Paripāka (Maturing, Ripening)
Paripāka, having the sense of completion by maturing or ripening, is a feature of Śaṅkara’s Gītā presentation. The meaning is that similar, intense saṃskāra-s repeatedly laid down, finally come to dominate the causal or unmanifest basis of the mind. The word ‘maturing’ implies some passage of time, though it may be very short.

For instance, he says that the Sānkhya-buddhi or knowledge-mind comes about when the karma-yoga-buddhi or action-yoga-mind attains maturity:

11.49 Have recourse to the karma-yoga buddhi, or to the Sānkhya buddhi which is bom when that is mature (tat-paripāka-jāyām).

The Sānkhya-buddhi is only the rise of Knowledge. The Knowledge itself has to mature:

VII.19 The Knower who has attained mature Knowledge (prāpta-paripāka-jñānam).

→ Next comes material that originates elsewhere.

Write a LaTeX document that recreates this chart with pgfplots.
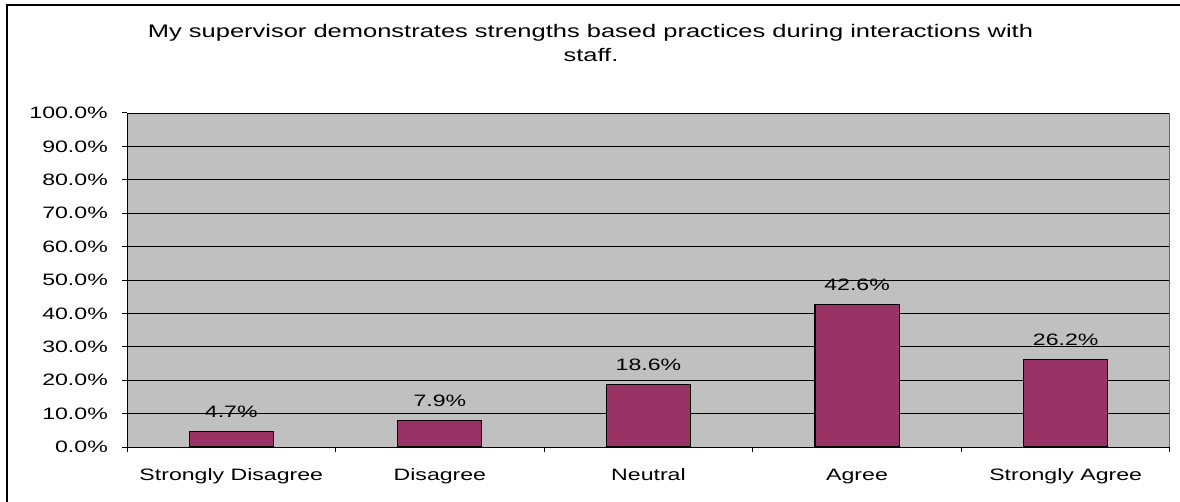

Both detachment and meditation have also a process of maturing:

XVIII.37 The happiness born of the maturing of Knowledge, detachment, meditation and samādhi… is of sattva (jñāna-vairāgya-dhyāna-samādhi-paripāka-jam sukham … sāttvikam).

Another account of the rise of Knowledge is given in XIII. 11, in the commentary to the twentieth and final quality of those leading to Knowledge, namely tattva-jñāna-artha-darśanam, or Seeing-the-goal-of- Knowledge-of-truth, which goal is mokṣa.

XIII.11 Knowledge of truth (tattva-jñāna) results from maturity of creative meditation (bhāvanā-paripāka-nimitta) on Humility (amānitva) and the others (ādi) of the group up to the penultimate one, Constancy in Self-Knowledge (adhyātma-jñāna-nityatvam)

Elsewhere the process is referred to by different terms. In the comment on ‘strength of yoga’ (yoga-bala) under VIII.10, Śaṅkara says:

the strength of yoga is the fixity of mind arising from accumulation of samskāra-s produced by samādhi (samādhi-ja-saṁskāra- pracaya-janita-citta-sthairya-lakṣaṇa).

It is noteworthy that Bhāskara, perhaps a near contemporary, who in places of his own Gītā commentary reproduces Śaṅkara, gives this same phrase but without the word samādhi. It is an example of how he avoided the terms of Yoga which Śaṅkara used so plentifully.